With the development of building power supply technology, traditional building is gradually replaced by smart building (SB) with advanced energy management system, enabling effective management of building energy resources. However, the uncertainty of photovoltaic (PV) output brings new challenges to building energy management. Therefore, this paper proposes a multi-agent deep reinforcement learning-based energy management strategy for SB, in which SB is decomposed into multiple energy-local area networks (E-LANs) with controllable devices, each E-LAN is then regarded as an agent. According to the multi-agent deep deterministic policy gradient algorithm, each agent learns the optimal energy management strategy for E-LAN through interactions with the environment, thereby achieving overall energy management for SB. To fully account for the uncertainty of PV outputs, first, random PV output time sequences are used during training process of algorithm.
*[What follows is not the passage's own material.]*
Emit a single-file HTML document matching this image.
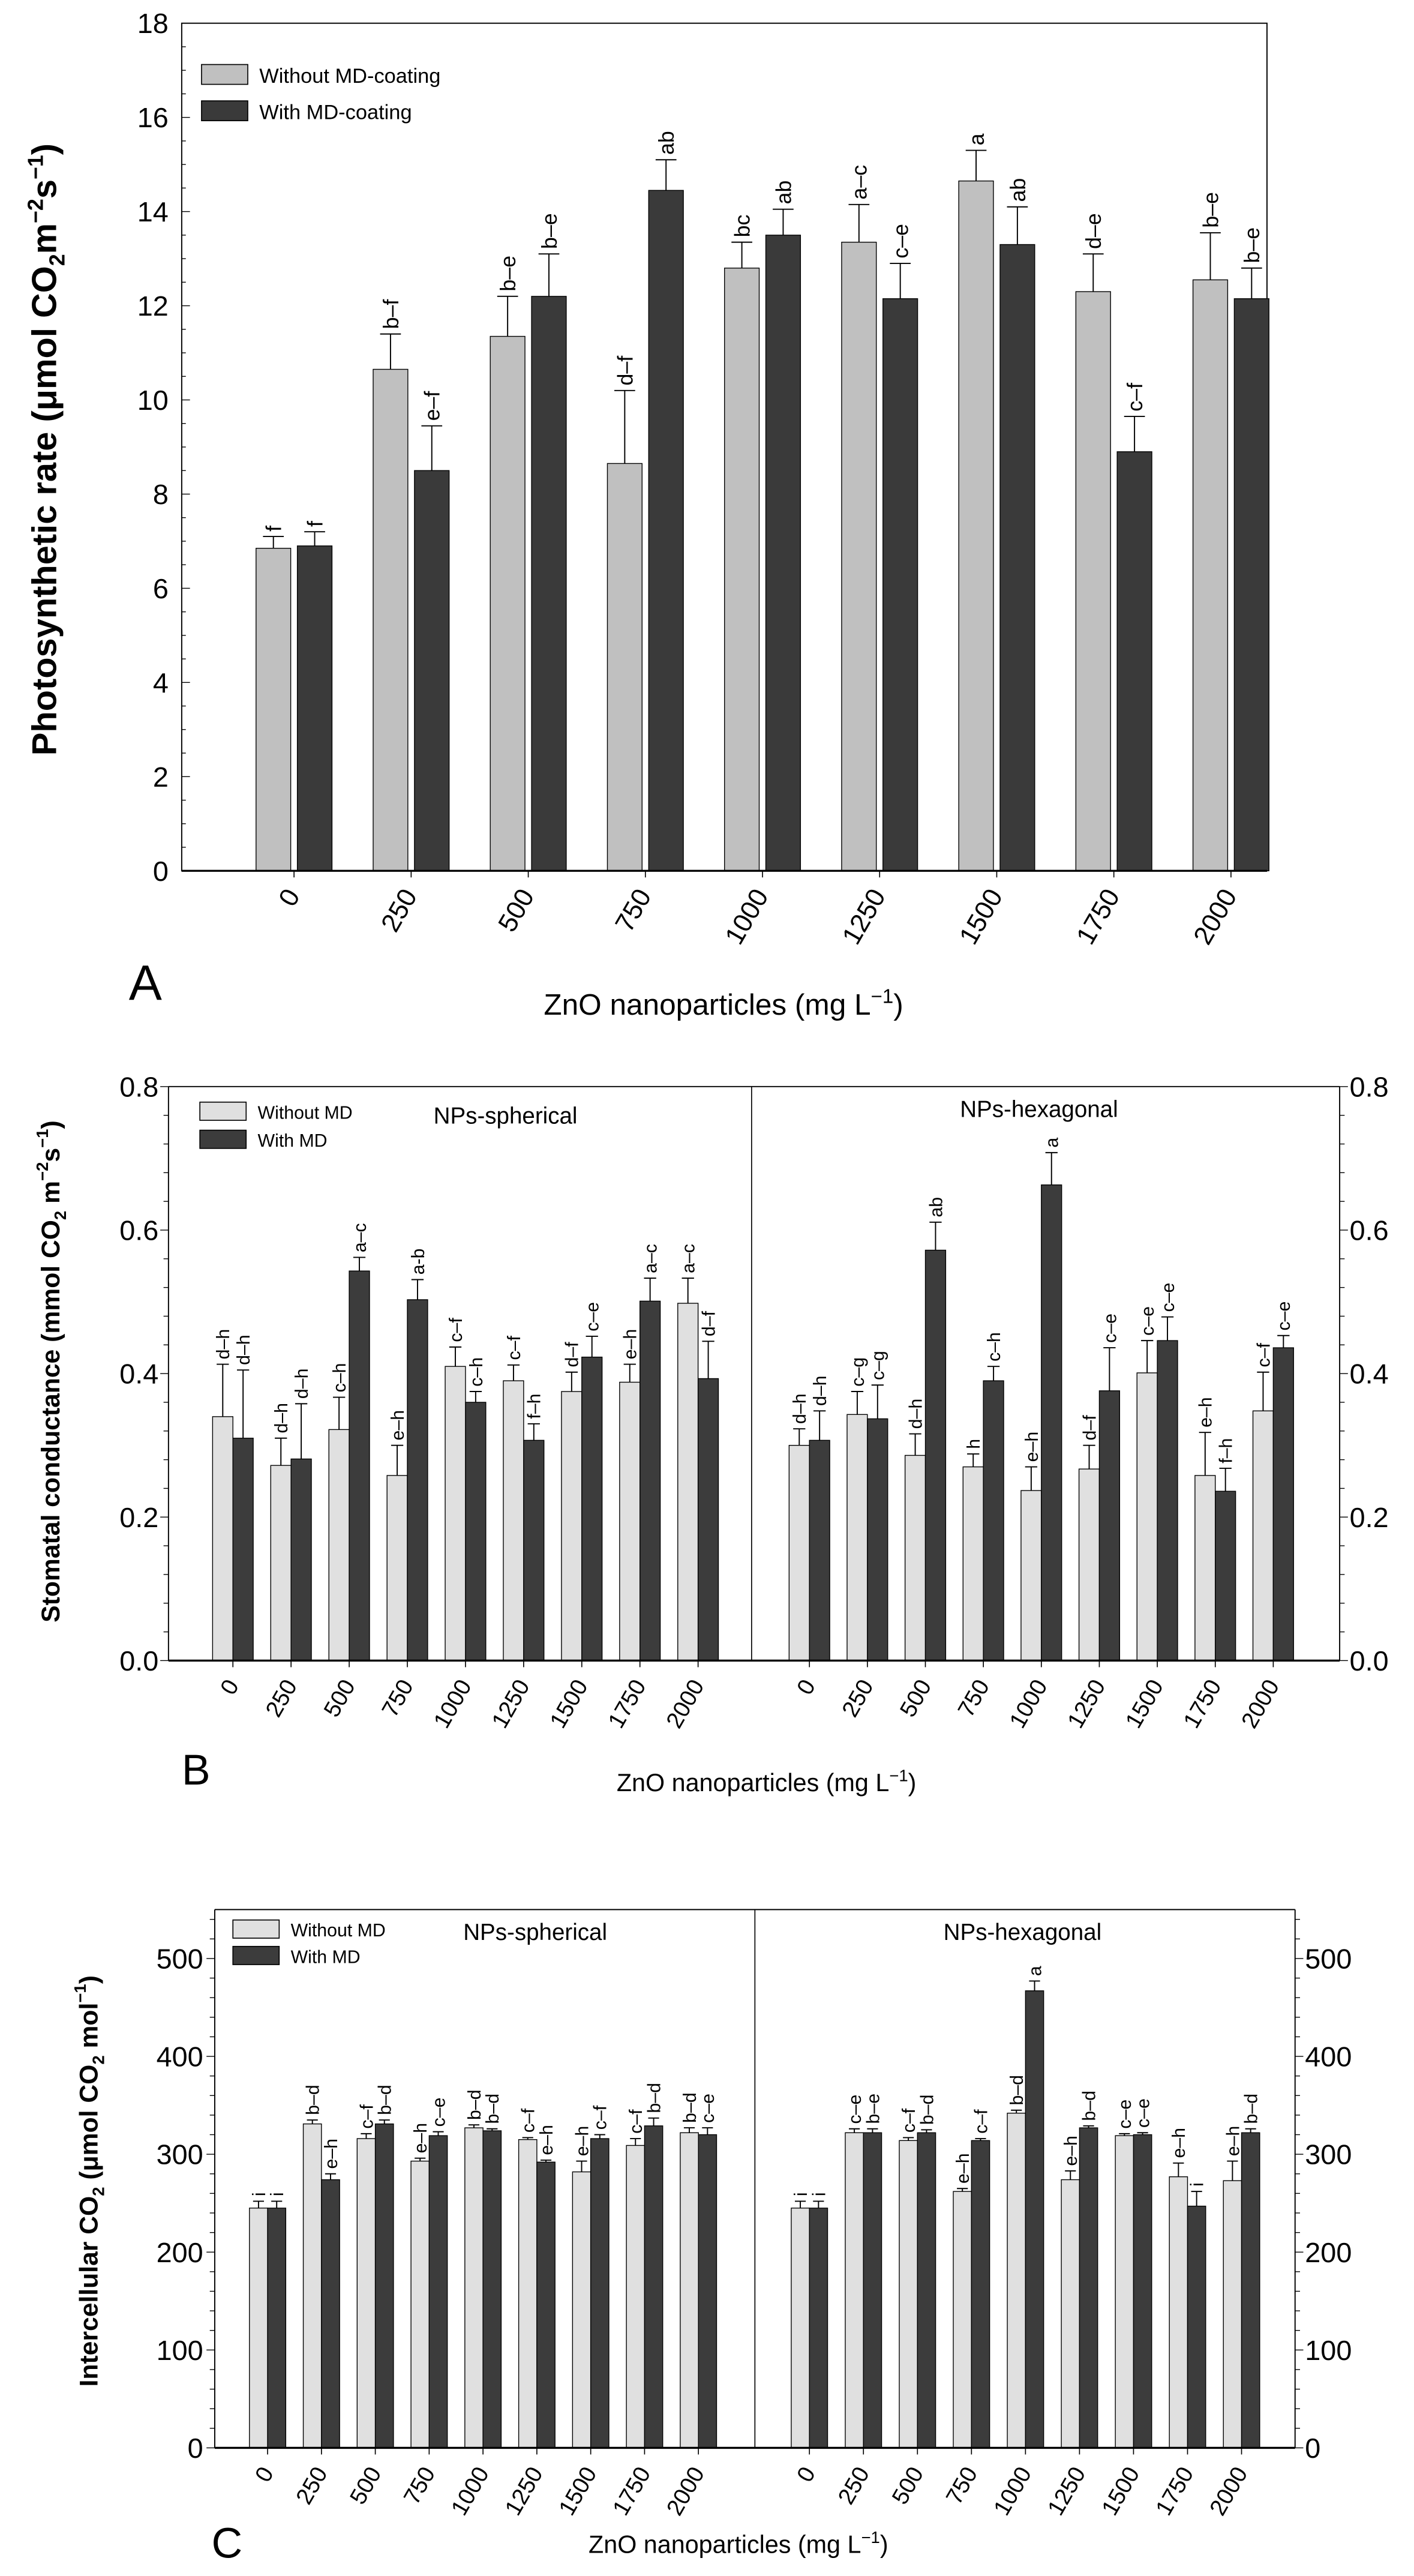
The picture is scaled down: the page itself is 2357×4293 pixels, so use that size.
<!DOCTYPE html>
<html><head><meta charset="utf-8"><style>
html,body{margin:0;padding:0;background:#fff}
svg{display:block}
text{font-family:"Liberation Sans",sans-serif;fill:#000}
</style></head><body>
<svg id="fig" xmlns="http://www.w3.org/2000/svg" width="2357" height="4293" viewBox="0 0 856 1559"></svg>
<script>
// ---------- Data: Chart A ----------
const A_cats = ['0','250','500','750','1000','1250','1500','1750','2000'];
const A_grey = [6.85,10.65,11.35,8.65,12.8,13.35,14.65,12.3,12.55];
const A_greyErr = [7.1,11.4,12.2,10.2,13.35,14.15,15.3,13.1,13.55];
const A_dark = [6.9,8.5,12.2,14.45,13.5,12.15,13.3,8.9,12.15];
const A_darkErr = [7.2,9.45,13.1,15.1,14.05,12.9,14.1,9.65,12.8];
const A_greyLbl = ['f','b–f','b–e','d–f','bc','a–c','a','d–e','b–e'];
const A_darkLbl = ['f','e–f','b–e','ab','ab','c–e','ab','c–f','b–e'];
const A_ticks = [0,2,4,6,8,10,12,14,16,18];
// ---------- Data: Chart B ----------
const B_cats = ['0','250','500','750','1000','1250','1500','1750','2000'];
const B_sph_grey = [0.34,0.272,0.322,0.258,0.41,0.39,0.375,0.388,0.498];
const B_sph_greyErr = [0.413,0.31,0.367,0.30,0.437,0.412,0.402,0.413,0.533];
const B_sph_dark = [0.31,0.281,0.543,0.503,0.36,0.307,0.423,0.501,0.393];
const B_sph_darkErr = [0.405,0.358,0.562,0.531,0.375,0.33,0.452,0.533,0.445];
const B_sph_greyLbl = ['d–h','d–h','c–h','e–h','c–f','c–f','d–f','e–h','a–c'];
const B_sph_darkLbl = ['d–h','d–h','a–c','a-b','c–h','f–h','c–e','a–c','d–f'];
const B_hex_grey = [0.30,0.343,0.286,0.27,0.237,0.267,0.401,0.258,0.348];
const B_hex_greyErr = [0.323,0.375,0.316,0.288,0.27,0.30,0.446,0.318,0.402];
const B_hex_dark = [0.307,0.337,0.572,0.39,0.663,0.376,0.446,0.236,0.436];
const B_hex_darkErr = [0.348,0.384,0.611,0.41,0.708,0.436,0.479,0.268,0.453];
const B_hex_greyLbl = ['d–h','c–g','d–h','h','e–h','d–f','c–e','e–h','c–f'];
const B_hex_darkLbl = ['d–h','c–g','ab','c–h','a','c–e','c–e','f–h','c–e'];
const B_ticks = ['0.0','0.2','0.4','0.6','0.8'];
// ---------- Data: Chart C ----------
const C_cats = ['0','250','500','750','1000','1250','1500','1750','2000'];
const C_sph_grey = [245,331,316,293,327,315,282,309,322];
const C_sph_greyErr = [252,335,321,296,330,317,293,316,327];
const C_sph_dark = [245,274,331,319,324,292,316,329,320];
const C_sph_darkErr = [252,280,335,323,326,294,320,337,327];
const C_sph_greyLbl = ['i','b–d','c–f','e–h','b–d','c–f','e–h','c–f','b–d'];
const C_sph_darkLbl = ['i','e–h','b–d','c–e','b–d','e–h','c–f','b–d','c–e'];
const C_hex_grey = [245,322,314,262,342,274,319,277,273];
const C_hex_greyErr = [252,326,317,265,345,283,321,291,293];
const C_hex_dark = [245,322,322,314,467,327,320,247,322];
const C_hex_darkErr = [252,326,325,316,477,329,322,262,326];
const C_hex_greyLbl = ['i','c–e','c–f','e–h','b–d','e–h','c–e','e–h','e–h'];
const C_hex_darkLbl = ['i','b–e','b–d','c–f','a','b–d','c–e','i','b–d'];
const C_ticks = [0,100,200,300,400,500];

const NS = 'http://www.w3.org/2000/svg';
const svg = document.getElementById('fig');
function mk(tag, attrs, parent, txt){
  const e = document.createElementNS(NS, tag);
  for (const k in attrs) e.setAttribute(k, attrs[k]);
  if (txt !== undefined) e.textContent = txt;
  (parent || svg).appendChild(e);
  return e;
}
function line(x1,y1,x2,y2,w,p){ return mk('line',{x1,y1,x2,y2,stroke:'#000','stroke-width':w||0.6},p); }

function drawBars(g, cats, x0, step, bw, gap, yf, grey, greyErr, dark, darkErr, gL, dL, cGrey, cDark, fs, prefix){
  cats.forEach((c,i)=>{
    const cx = x0 + i*step;
    const sets = [[grey,greyErr,gL,cGrey,cx-gap/2-bw,'without'],[dark,darkErr,dL,cDark,cx+gap/2,'with']];
    sets.forEach(s=>{
      const [vals,errs,lbls,col,bx,nm] = s;
      const yt = yf(vals[i]), yb = yf(0), ye = yf(errs[i]);
      const r = mk('rect',{x:bx,y:yt,width:bw,height:yb-yt,fill:col,stroke:'#000','stroke-width':0.5},g);
      
      
      const bc = bx + bw/2;
      const el = line(bc,yt,bc,ye,0.7,g);
      
      
      line(bc-bw*0.3,ye,bc+bw*0.3,ye,0.7,g);
      const t = mk('text',{x:bc+fs*0.36,y:ye-3,'font-size':fs,'text-anchor':'start',transform:`rotate(-90 ${bc+fs*0.36} ${ye-3})`},g,lbls[i]);
      
      
    });
  });
}
function xLabels(g, cats, x0, step, yb, fs, prefix){
  cats.forEach((c,i)=>{
    const cx = x0+i*step;
    line(cx,yb,cx,yb+4,0.6,g);
    const tx = cx+4, ty = yb+15;
    const t = mk('text',{x:tx,y:ty,'font-size':fs,'text-anchor':'end',transform:`rotate(-60 ${tx} ${ty})`},g,c);
    
    
  });
}
function legend(g, x, y1, y2, w, h, c1, c2, t1, t2, fs, prefix){
  const r1 = mk('rect',{x,y:y1,width:w,height:h,fill:c1,stroke:'#000','stroke-width':0.6},g);
  
  
  const r2 = mk('rect',{x,y:y2,width:w,height:h,fill:c2,stroke:'#000','stroke-width':0.6},g);
  
  
  const a = mk('text',{x:x+w+7,y:y1+h-1,'font-size':fs},g,t1);
  
  
  const b = mk('text',{x:x+w+7,y:y2+h-1,'font-size':fs},g,t2);
  
  
}

// ================= Chart A =================
(function(){
  const g = mk('g',{});
  
  
  const L=110,R=767,T=14,B=527,max=18;
  const y = v => B - v/max*(B-T);
  mk('rect',{x:L,y:T,width:R-L,height:B-T,fill:'none',stroke:'#000','stroke-width':0.7},g);
  for(let v=0;v<=max+0.001;v+=0.5){ line(L,y(v),L+(v%2===0?5:2.5),y(v),0.5,g); }
  A_ticks.forEach(v=>{
    const t = mk('text',{x:L-8,y:y(v)+6,'font-size':17,'text-anchor':'end'},g,String(v));
    
    
  });
  drawBars(g,A_cats,178,70.9,21,4,y,A_grey,A_greyErr,A_dark,A_darkErr,A_greyLbl,A_darkLbl,'#c0c0c0','#3a3a3a',13,'a');
  line(L,B,R,B,1.2,g);
  xLabels(g,A_cats,178,70.9,B,16,'a');
  legend(g,122,39,61,28,12,'#c0c0c0','#3a3a3a','Without MD-coating','With MD-coating',12.5,'a');
  const yt = mk('text',{x:34,y:272,'font-size':21,'font-weight':'bold','text-anchor':'middle',transform:'rotate(-90 34 272)'},g);
  yt.innerHTML = 'Photosynthetic rate (μmol CO<tspan font-size="13" dy="5">2</tspan><tspan dy="-5">m</tspan><tspan font-size="13" dy="-8">−2</tspan><tspan dy="8">s</tspan><tspan font-size="13" dy="-8">−1</tspan><tspan dy="8">)</tspan>';
  
  
  const xt = mk('text',{x:438,y:614,'font-size':18,'text-anchor':'middle'},g);
  xt.innerHTML = 'ZnO nanoparticles (mg L<tspan font-size="12" dy="-7">−1</tspan><tspan dy="7">)</tspan>';
  
  
  const pl = mk('text',{x:78,y:605,'font-size':30},g,'A');
  
  
})();

// ================= Chart B =================
(function(){
  const g = mk('g',{});
  
  
  const L=102,R=811,T=657.6,B=1005,D=455,max=0.8;
  const y = v => B - v/max*(B-T);
  line(L,T,R,T,0.7,g); line(L,T,L,B,0.7,g); line(R,T,R,B,0.7,g); line(D,T,D,B,0.6,g);
  for(let k=0;k<=20;k++){ const v=k*0.04; const major=k%5===0;
    line(L,y(v),L-(major?5:3),y(v),0.5,g); line(R,y(v),R+(major?5:3),y(v),0.5,g); }
  B_ticks.forEach(s=>{
    const v=parseFloat(s);
    const t1 = mk('text',{x:L-6,y:y(v)+6,'font-size':17,'text-anchor':'end'},g,s);
    
    
    const t2 = mk('text',{x:R+6,y:y(v)+6,'font-size':17,'text-anchor':'start'},g,s);
    
    
  });
  drawBars(g,B_cats,141,35.2,12.3,0,y,B_sph_grey,B_sph_greyErr,B_sph_dark,B_sph_darkErr,B_sph_greyLbl,B_sph_darkLbl,'#e0e0e0','#3c3c3c',11,'b-spherical');
  drawBars(g,B_cats,490,35.1,12.3,0,y,B_hex_grey,B_hex_greyErr,B_hex_dark,B_hex_darkErr,B_hex_greyLbl,B_hex_darkLbl,'#e0e0e0','#3c3c3c',11,'b-hexagonal');
  line(L,B,R,B,1.2,g);
  xLabels(g,B_cats,141,35.2,B,14,'b-spherical');
  xLabels(g,B_cats,490,35.1,B,14,'b-hexagonal');
  legend(g,121,667,684,28,11,'#e0e0e0','#3c3c3c','Without MD','With MD',11,'b');
  const s1 = mk('text',{x:306,y:680,'font-size':14,'text-anchor':'middle'},g,'NPs-spherical');
  
  
  const s2 = mk('text',{x:629,y:676,'font-size':14,'text-anchor':'middle'},g,'NPs-hexagonal');
  
  
  const yt = mk('text',{x:36,y:830,'font-size':15.5,'font-weight':'bold','text-anchor':'middle',transform:'rotate(-90 36 830)'},g);
  yt.innerHTML = 'Stomatal conductance (mmol CO<tspan font-size="10" dy="4">2</tspan><tspan dy="-4"> m</tspan><tspan font-size="10" dy="-7">−2</tspan><tspan dy="7">s</tspan><tspan font-size="10" dy="-7">−1</tspan><tspan dy="7">)</tspan>';
  
  
  const xt = mk('text',{x:464,y:1084,'font-size':15,'text-anchor':'middle'},g);
  xt.innerHTML = 'ZnO nanoparticles (mg L<tspan font-size="10" dy="-6">−1</tspan><tspan dy="6">)</tspan>';
  
  
  const pl = mk('text',{x:110,y:1080,'font-size':26},g,'B');
  
  
})();

// ================= Chart C =================
(function(){
  const g = mk('g',{});
  
  
  const L=130,R=784,T=1155.7,B=1481.5,D=457,max=550;
  const y = v => B - v/max*(B-T);
  line(L,T,R,T,0.7,g); line(L,T,L,B,0.7,g); line(R,T,R,B,0.7,g); line(D,T,D,B,0.6,g);
  for(let v=0;v<=max;v+=20){ const major=v%100===0;
    line(L,y(v),L-(major?5:3),y(v),0.5,g); line(R,y(v),R+(major?5:3),y(v),0.5,g); }
  C_ticks.forEach(v=>{
    const t1 = mk('text',{x:L-7,y:y(v)+6,'font-size':17,'text-anchor':'end'},g,String(v));
    
    
    const t2 = mk('text',{x:R+6,y:y(v)+6,'font-size':17,'text-anchor':'start'},g,String(v));
    
    
  });
  drawBars(g,C_cats,162,32.6,11,0,y,C_sph_grey,C_sph_greyErr,C_sph_dark,C_sph_darkErr,C_sph_greyLbl,C_sph_darkLbl,'#e0e0e0','#3c3c3c',11,'c-spherical');
  drawBars(g,C_cats,490,32.7,11,0,y,C_hex_grey,C_hex_greyErr,C_hex_dark,C_hex_darkErr,C_hex_greyLbl,C_hex_darkLbl,'#e0e0e0','#3c3c3c',11,'c-hexagonal');
  line(L,B,R,B,1.2,g);
  xLabels(g,C_cats,162,32.6,B,14,'c-spherical');
  xLabels(g,C_cats,490,32.7,B,14,'c-hexagonal');
  legend(g,141,1162,1178,28,11,'#e0e0e0','#3c3c3c','Without MD','With MD',11,'c');
  const s1 = mk('text',{x:324,y:1174,'font-size':14,'text-anchor':'middle'},g,'NPs-spherical');
  
  
  const s2 = mk('text',{x:619,y:1174,'font-size':14,'text-anchor':'middle'},g,'NPs-hexagonal');
  
  
  const yt = mk('text',{x:59,y:1320,'font-size':15.5,'font-weight':'bold','text-anchor':'middle',transform:'rotate(-90 59 1320)'},g);
  yt.innerHTML = 'Intercellular CO<tspan font-size="10" dy="4">2</tspan><tspan dy="-4"> (μmol CO</tspan><tspan font-size="10" dy="4">2</tspan><tspan dy="-4"> mol</tspan><tspan font-size="10" dy="-7">−1</tspan><tspan dy="7">)</tspan>';
  
  
  const xt = mk('text',{x:447,y:1545,'font-size':15,'text-anchor':'middle'},g);
  xt.innerHTML = 'ZnO nanoparticles (mg L<tspan font-size="10" dy="-6">−1</tspan><tspan dy="6">)</tspan>';
  
  
  const pl = mk('text',{x:128,y:1548,'font-size':26},g,'C');
  
  
})();
</script>
</body></html>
Then, the equivalent PV output is obtained according to the converted deterministic constraints from the joint chance constraint of the original problem, and is used for solving the day-ahead energy management. Simulation results show that compared to stochastic programming-based method and deep deterministic policy gradient algorithm-based method, the proposed energy management method reduces the total cost by up to 11.5% within a scheduling period and by up to 7.6% in 3 continuous scheduling period. Additionally, energy interaction between E-LANs is improved significantly to promote local energy consumption.